Genre: Comedy, Fantasty
Directed by: Jaco Van Dormael
Starring: Pili Groyne, Benoît Poelvoorde, Catherine Deneuve
God exists! But he’s more a derelict than a deity in director Jaco Van Dormael’s delightfully dark-edged dramedy. This divine creator, played as a loutish sadist by a devilishly brilliant Benoît Poelvoorde, doesn’t watch over us from above though. Instead he lives in a Brussels apartment with his submissive wife (Yolande Moreau), and their spirited 10-year-old daughter Ea (Pili Groyne).
In contrast to Holy Scripture, God did not create humankind for his pleasure, but in an attempt to stave off boredom. Early scenes show an empty Belgian cityscape populated with wild animals: a stupendously surreal sequence that could come straight out of a Roy Andersson reimagining of Bruce Almighty. Soon, however, the dastardly demiurge progresses to people, desperate for a species he can have complete control over. He manipulates man’s reality via a personal computer, writing in laws solely designed to torment their existence.Ea has spent her life suffering from physical and emotional abuse at the hands of her father, but having discovered how he has been mistreating humanity, the young girl decides to rebel. Beginning by informing every individual in the world of his or her pre-destined death date, Ea escapes the apartment, and sets off in the footsteps of her brother Jesus, searching for apostles to help her write a scripture intended to spiritually uplift the human race.

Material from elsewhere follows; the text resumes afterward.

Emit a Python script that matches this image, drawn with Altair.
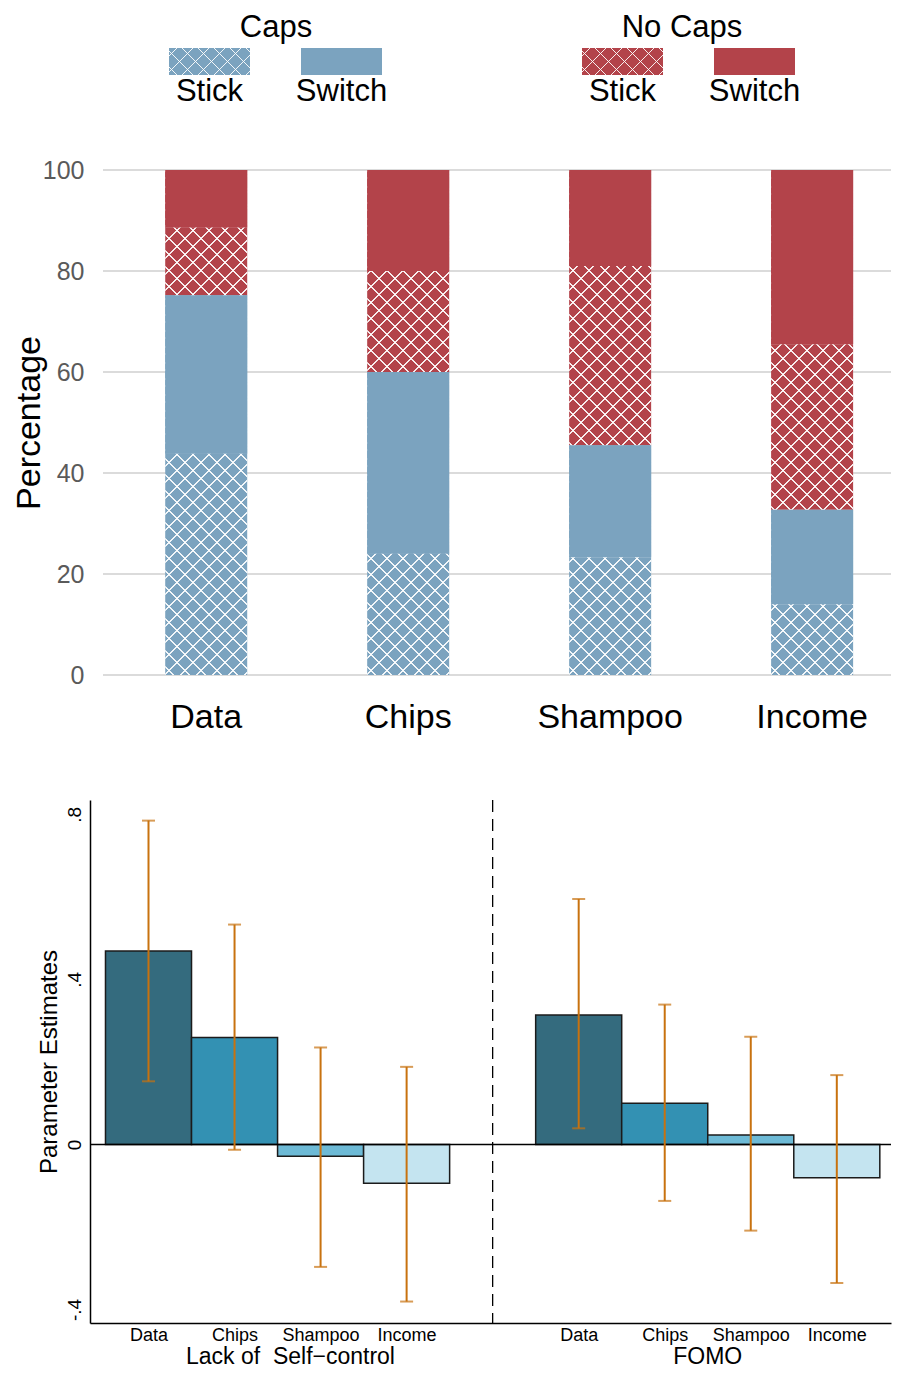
import math
import altair as alt
import pandas as pd

# ---------------- data: top panel (percent) ----------------
products = ["Data", "Chips", "Shampoo", "Income"]
caps_stick = [43.8, 24.0, 23.3, 14.0]
caps_switch = [31.4, 36.0, 22.2, 18.7]
nocaps_stick = [13.4, 20.0, 35.5, 32.8]
nocaps_switch = [11.4, 20.0, 19.0, 34.5]
segments = ["Caps Stick", "Caps Switch", "No Caps Stick", "No Caps Switch"]
pct_ticks = [0, 20, 40, 60, 80, 100]

legend_groups = ["Caps", "No Caps"]
legend_kinds = ["Stick", "Switch"]

# ---------------- data: bottom panel (estimates) ----------------
panel_names = ["Lack of\u00a0 Self\u2212control", "FOMO"]
est_self_control = [0.469, 0.259, -0.029, -0.094]
lo_self_control = [0.153, -0.013, -0.297, -0.381]
hi_self_control = [0.785, 0.533, 0.235, 0.188]
est_fomo = [0.314, 0.100, 0.023, -0.081]
lo_fomo = [0.039, -0.137, -0.209, -0.336]
hi_fomo = [0.595, 0.339, 0.261, 0.168]
est_ticks = [-0.4, 0, 0.4, 0.8]

# ---------------- styles ----------------
FONT = "Liberation Sans"
BLUE = "#7ba3bf"
RED = "#b3434a"
BAR_PALETTE = ["#346b7e", "#3391b3", "#6dbad6", "#c4e4f0"]
ERR = "#c8720f"
W = 801
TOP_H = 505
BOT_H = 523


def hatch_fill(w, h, direction, period=16.0, lw=1.3, offset=8.0):
    """Linear gradient of thin white stripes at 45 degrees for a w x h rect."""
    L = w + h
    c = L / (w * w + h * h)
    if direction == "a":
        x1, y1, x2, y2 = 0, 1, c * w, 1 - c * h
    else:
        x1, y1, x2, y2 = 0, 0, c * w, c * h
    clear = "rgba(255,255,255,0)"
    ink = "rgba(255,255,255,0.9)"
    half = lw * math.sqrt(2) / 2
    stops = [{"offset": 0, "color": clear}]
    p = offset
    while p < L:
        a = round(max(0.0, (p - half) / L), 6)
        b = round(min(1.0, (p + half) / L), 6)
        stops += [{"offset": a, "color": clear}, {"offset": a, "color": ink},
                  {"offset": b, "color": ink}, {"offset": b, "color": clear}]
        p += period
    stops.append({"offset": 1, "color": clear})
    return {"gradient": "linear", "x1": x1, "y1": y1, "x2": round(x2, 6),
            "y2": round(y2, 6), "stops": stops}


# ---------------- top panel ----------------
rows = []
for i, p in enumerate(products):
    for j, (seg, vals) in enumerate(zip(segments, [caps_stick, caps_switch, nocaps_stick, nocaps_switch])):
        rows.append(dict(product=p, segment=seg, kind=seg.split()[-1], order=j, value=vals[i]))
top_df = pd.DataFrame(rows)

xband = alt.Scale(domain=products, paddingInner=0.594, paddingOuter=0.28, align=0.665)
x_top = alt.X("product:N", scale=xband, title=None,
              axis=alt.Axis(labelFontSize=34, labelColor="black", labelPadding=25, ticks=False,
                            domain=False, labelAngle=0, grid=False))
yscale_top = alt.Scale(domain=[0, 100], nice=False, zero=False)
y_axis_top = alt.Axis(values=pct_ticks, labelFontSize=25, labelColor="#5a5a5a", labelPadding=6,
                      ticks=False, domain=False, grid=False, titleFontSize=34,
                      titleFontWeight="normal", titleColor="black", titlePadding=-4)


def y_top(field):
    return alt.Y(field, scale=yscale_top, axis=y_axis_top, title="Percentage")


seg_color = alt.Color("segment:N", scale=alt.Scale(domain=segments, range=[BLUE, BLUE, RED, RED]),
                      legend=None)

grid = alt.Chart(pd.DataFrame({"tick": pct_ticks})).mark_rule(color="#cfcfcf", strokeWidth=1.5).encode(
    y=y_top("tick:Q"), x=alt.value(13), x2=alt.value(W))

stack_base = alt.Chart(top_df).transform_stack(
    stack="value", groupby=["product"], as_=["y0", "y1"],
    sort=[alt.SortField("order", order="ascending")])

bars_all = stack_base.mark_bar().encode(x=x_top, y=y_top("y0:Q"), y2="y1:Q", color=seg_color)

totals = alt.Chart(top_df).transform_aggregate(total="sum(value)", groupby=["product"])
hatch_a = totals.mark_bar(fill=hatch_fill(82, TOP_H, "a"), strokeWidth=0).encode(x=x_top, y=y_top("total:Q"))
hatch_b = totals.mark_bar(fill=hatch_fill(82, TOP_H, "b"), strokeWidth=0).encode(x=x_top, y=y_top("total:Q"))

switch_bars = stack_base.transform_filter("datum.kind == 'Switch'").mark_bar().encode(
    x=x_top, y=y_top("y0:Q"), y2="y1:Q", color=seg_color)

top_view = alt.layer(grid, bars_all, hatch_a, hatch_b, switch_bars).properties(width=W, height=TOP_H)

# ---------------- legend ----------------
LH = 132
group_x0 = [79, 492]
kind_dx = [0, 132]
SW_W = 81
lg_rows = []
for gi, g in enumerate(legend_groups):
    for ki, k in enumerate(legend_kinds):
        x0 = group_x0[gi] + kind_dx[ki]
        lg_rows.append(dict(group=g, kind=k, segment=f"{g} {k}", x0=x0, x1=x0 + SW_W,
                            xc=x0 + SW_W / 2, sy0=40, sy1=67, ty=84))
lg_df = pd.DataFrame(lg_rows)
title_df = pd.DataFrame(dict(group=legend_groups, xc=[186, 592], ty=[20, 20]))

lx = alt.Scale(domain=[0, W], nice=False, zero=False)
ly = alt.Scale(domain=[0, LH], nice=False, zero=False, reverse=True)

swatches = alt.Chart(lg_df).mark_rect().encode(
    x=alt.X("x0:Q", scale=lx, axis=None), x2="x1:Q",
    y=alt.Y("sy0:Q", scale=ly, axis=None), y2="sy1:Q", color=seg_color)
sw_hatch_a = alt.Chart(lg_df).transform_filter("datum.kind == 'Stick'").mark_rect(
    fill=hatch_fill(SW_W, 27, "a"), strokeWidth=0).encode(
    x=alt.X("x0:Q", scale=lx, axis=None), x2="x1:Q",
    y=alt.Y("sy0:Q", scale=ly, axis=None), y2="sy1:Q")
sw_hatch_b = alt.Chart(lg_df).transform_filter("datum.kind == 'Stick'").mark_rect(
    fill=hatch_fill(SW_W, 27, "b"), strokeWidth=0).encode(
    x=alt.X("x0:Q", scale=lx, axis=None), x2="x1:Q",
    y=alt.Y("sy0:Q", scale=ly, axis=None), y2="sy1:Q")
kind_text = alt.Chart(lg_df).mark_text(fontSize=31, baseline="middle", color="black").encode(
    x=alt.X("xc:Q", scale=lx, axis=None), y=alt.Y("ty:Q", scale=ly, axis=None), text="kind:N")
group_text = alt.Chart(title_df).mark_text(fontSize=31, baseline="middle", color="black").encode(
    x=alt.X("xc:Q", scale=lx, axis=None), y=alt.Y("ty:Q", scale=ly, axis=None), text="group:N")

legend_view = alt.layer(swatches, sw_hatch_a, sw_hatch_b, kind_text, group_text).properties(width=W, height=LH)

# ---------------- spacer ----------------
spacer = alt.Chart(pd.DataFrame({"s": [0]})).mark_point(opacity=0).encode(
    x=alt.value(0), y=alt.value(0)).properties(width=W, height=65)

# ---------------- bottom panel ----------------
b_rows = []
for gi, (g, est, lo, hi) in enumerate(zip(panel_names, [est_self_control, est_fomo],
                                          [lo_self_control, lo_fomo], [hi_self_control, hi_fomo])):
    for i, p in enumerate(products):
        b_rows.append(dict(panel=g, product=p, pos=1 + i + 5 * gi, est=est[i], lo=lo[i], hi=hi[i]))
bdf = pd.DataFrame(b_rows)

positions = list(bdf["pos"])
sep_df = pd.DataFrame({"sep": [(bdf[bdf.panel == panel_names[0]].pos.max() +
                                bdf[bdf.panel == panel_names[1]].pos.min()) / 2]})
label_shift = [0.15, 0.0]
glab_df = pd.DataFrame({"panel": panel_names,
                        "gx": [bdf[bdf.panel == g].pos.mean() + s for g, s in zip(panel_names, label_shift)]})

x_b = alt.Scale(domain=[0.32, 9.63], nice=False, zero=False)
y_b = alt.Scale(domain=[-0.433, 0.835], nice=False, zero=False)
names_js = "[" + ",".join("'" + p + "'" for p in products) + "]"
xaxis_b = alt.Axis(values=positions, labelExpr=f"{names_js}[(round(datum.value) - 1) % 5]",
                   labelFontSize=18, labelColor="black", labelPadding=3, ticks=False,
                   domainColor="black", domainWidth=1.5, grid=False, labelAngle=0,
                   labelOverlap=False, labelFlush=False, labelBound=False)
yaxis_b = alt.Axis(values=est_ticks,
                   labelExpr="datum.value == 0 ? '0' : (datum.value < 0 ? '-' : '') + '.' + format(abs(datum.value) * 10, '.0f')",
                   labelAngle=270, labelFontSize=19, labelColor="black", labelPadding=6, ticks=False,
                   domainColor="black", domainWidth=1.5, grid=False, labelOverlap=False,
                   titleFontSize=24, titleFontWeight="normal", titleColor="black", titlePadding=4)


def xb(field):
    return alt.X(field, scale=x_b, axis=xaxis_b, title=None)


def yb(field):
    return alt.Y(field, scale=y_b, axis=yaxis_b, title="Parameter Estimates")


bars_b = alt.Chart(bdf).transform_calculate(x0="datum.pos - 0.5", x1="datum.pos + 0.5").mark_bar(
    stroke="#1b1b1b", strokeWidth=1.5).encode(
    x=xb("x0:Q"), x2="x1:Q", y=yb("est:Q"), y2=alt.datum(0),
    color=alt.Color("product:N", scale=alt.Scale(domain=products, range=BAR_PALETTE), legend=None))
zero_line = alt.Chart(pd.DataFrame({"zero": [0]})).mark_rule(color="black", strokeWidth=1.5).encode(
    y=yb("zero:Q"))
sep_line = alt.Chart(sep_df).mark_rule(color="black", strokeWidth=1.3, strokeDash=[12, 7]).encode(
    x=xb("sep:Q"))
err = alt.Chart(bdf).mark_rule(color=ERR, strokeWidth=2).encode(x=xb("pos:Q"), y=yb("lo:Q"), y2="hi:Q")
cap_lo = alt.Chart(bdf).mark_tick(color=ERR, orient="horizontal", size=13, thickness=2).encode(
    x=xb("pos:Q"), y=yb("lo:Q"))
cap_hi = alt.Chart(bdf).mark_tick(color=ERR, orient="horizontal", size=13, thickness=2).encode(
    x=xb("pos:Q"), y=yb("hi:Q"))
group_labels = alt.Chart(glab_df).mark_text(fontSize=23, color="black", baseline="alphabetic").encode(
    x=xb("gx:Q"), y=alt.value(BOT_H + 41), text="panel:N")

bottom_view = alt.layer(bars_b, sep_line, zero_line, err, cap_lo, cap_hi, group_labels).properties(
    width=W, height=BOT_H)

chart = alt.vconcat(legend_view, top_view, spacer, bottom_view, spacing=30, bounds="flush").resolve_scale(
    color="independent").properties(
    padding={"left": 4, "top": 0, "right": 0, "bottom": 1}).configure(font=FONT).configure_view(stroke=None)

chart.save("out.html", embed_options={"renderer": "svg", "actions": False})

Dormael’s script, co-written with Thomas Gunzig, is bitingly sardonic in its nature: God plagues mankind with rules that ensure their toast will always land butter-side down, and guarantee that the other line in the supermarket checkout will always move faster. While later, once he enters the outside world in pursuit of his daughter, the heinous Holy Father discovers to great dismay that his ideological attitudes vastly differ from those who devoutly worship him.From this angle The Brand New Testament could easily be read as a cynical reflection of contemporary belief complexes, but look between the lines and you see that it carries far greater relevance. Ea’s apostles, who include a reclusive woman and sexually addicted male, consider the troubling realities of the human condition, both personal and societal. And it is through them that the satire takes on an acutely analytical edge.

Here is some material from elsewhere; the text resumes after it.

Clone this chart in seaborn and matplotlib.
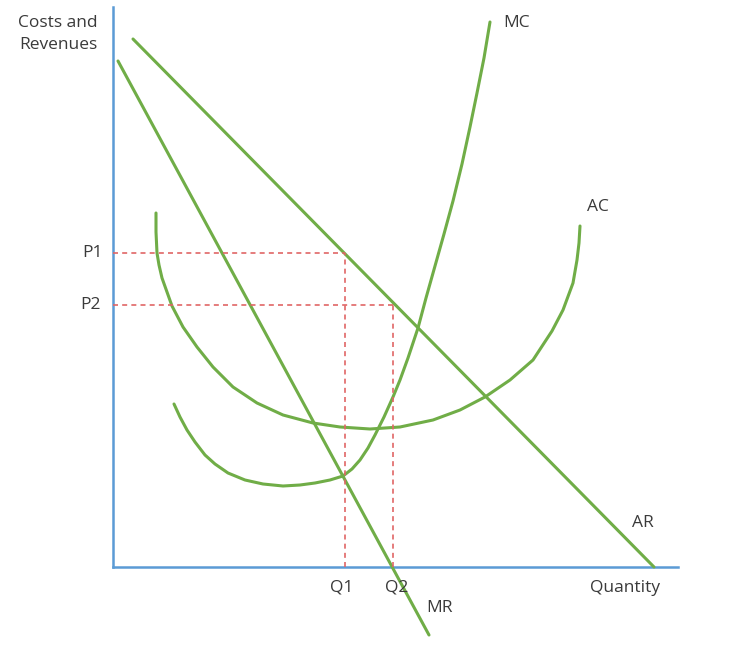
import seaborn as sns
import matplotlib.pyplot as plt
import numpy as np

# Set the style for our plot
sns.set_style("white")
plt.rcParams['font.family'] = ['Open Sans', 'DejaVu Sans']

# Curves (quantity, cost/revenue)
ar_q = [20, 541]
ar_c = [528, 0]

mr_q = [5, 316]
mr_c = [506, -68]

mc_q = [61, 67, 74, 82, 92, 102, 115, 132, 150, 170, 187, 202, 217, 230, 239, 247,
        255, 262, 271, 280, 287, 295, 305, 313, 322, 331, 340, 349, 357, 364, 371, 377]
mc_c = [163, 150, 137, 125, 112, 103, 94, 87, 83, 81, 82, 84, 87, 91, 98, 107,
        119, 132, 150, 170, 187, 209, 239, 269, 301, 333, 366, 403, 440, 474, 509, 545]

ac_q = [43, 43, 44, 46, 49, 54, 59, 70, 84, 100, 120, 144, 170, 200, 227, 257, 287,
        320, 347, 372, 397, 420, 439, 450, 460, 464, 466, 467]
ac_c = [354, 335, 314, 302, 289, 275, 261, 240, 220, 200, 180, 164, 152, 144, 140, 138, 140,
        147, 157, 170, 187, 207, 236, 257, 284, 307, 324, 341]

# Price / quantity levels
p_levels = [314, 262]
q_levels = [232, 280]
p_labels = ['P1', 'P2']
q_labels = ['Q1', 'Q2']

green = '#70AD47'
blue = '#5B9BD5'
red = '#E06666'
txt = '#3A3A3A'

fig = plt.figure(figsize=(7.48, 6.64), dpi=100)
ax = fig.add_axes([0, 0, 1, 1])

for q, c in [(ar_q, ar_c), (mr_q, mr_c), (mc_q, mc_c), (ac_q, ac_c)]:
    sns.lineplot(x=q, y=c, sort=False, estimator=None, color=green, lw=2.2, ax=ax,
                 solid_capstyle='round', solid_joinstyle='round')

# Dashed guides
for p, q in zip(p_levels, q_levels):
    ax.plot([0, q], [p, p], color=red, lw=1.2, ls=(0, (3, 2.5)))
    ax.plot([q, q], [0, p], color=red, lw=1.2, ls=(0, (3, 2.5)))

# Axes as spines through the origin
ax.set_xlim(-113, 635)
ax.set_ylim(-97, 567)
for s in ['top', 'right']:
    ax.spines[s].set_visible(False)
ax.spines['left'].set_position(('data', 0))
ax.spines['bottom'].set_position(('data', 0))
ax.spines['left'].set_bounds(0, 560)
ax.spines['bottom'].set_bounds(0, 565)
for s in ['left', 'bottom']:
    ax.spines[s].set_color(blue)
    ax.spines[s].set_linewidth(1.8)
    ax.spines[s].set_zorder(0.5)
ax.set_xticks([])
ax.set_yticks([])
ax.patch.set_visible(False)

fs = 12.5
ax.text(-55, 533, 'Costs and\nRevenues', ha='center', va='center', fontsize=fs,
        color=txt, linespacing=1.45)
ax.text(-10, p_levels[0], p_labels[0], ha='right', va='center', fontsize=fs, color=txt)
ax.text(-12, p_levels[1], p_labels[1], ha='right', va='center', fontsize=fs, color=txt)
ax.text(q_levels[0] - 3, -20, q_labels[0], ha='center', va='center', fontsize=fs, color=txt)
ax.text(q_levels[1] + 4, -20, q_labels[1], ha='center', va='center', fontsize=fs, color=txt)
ax.text(327, -41, 'MR', ha='center', va='center', fontsize=fs, color=txt)
ax.text(512, -21, 'Quantity', ha='center', va='center', fontsize=fs, color=txt)
ax.text(530, 44, 'AR', ha='center', va='center', fontsize=fs, color=txt)
ax.text(485, 360, 'AC', ha='center', va='center', fontsize=fs, color=txt)
ax.text(404, 544, 'MC', ha='center', va='center', fontsize=fs, color=txt)

fig.savefig('out.png', dpi=100)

This one girls quest to inspire and understand is lively and elegant – aided by the classical score and DP Christophe Beaucarne’s dreamlike aesthetic – and asks questions not about the faith we hold in a higher power, but that which we invest in ourselves. A predictable final act may momentarily cloud what is an impressively unpredictable film, but it never diminishes the power of this deeply intelligent and philosophical parable.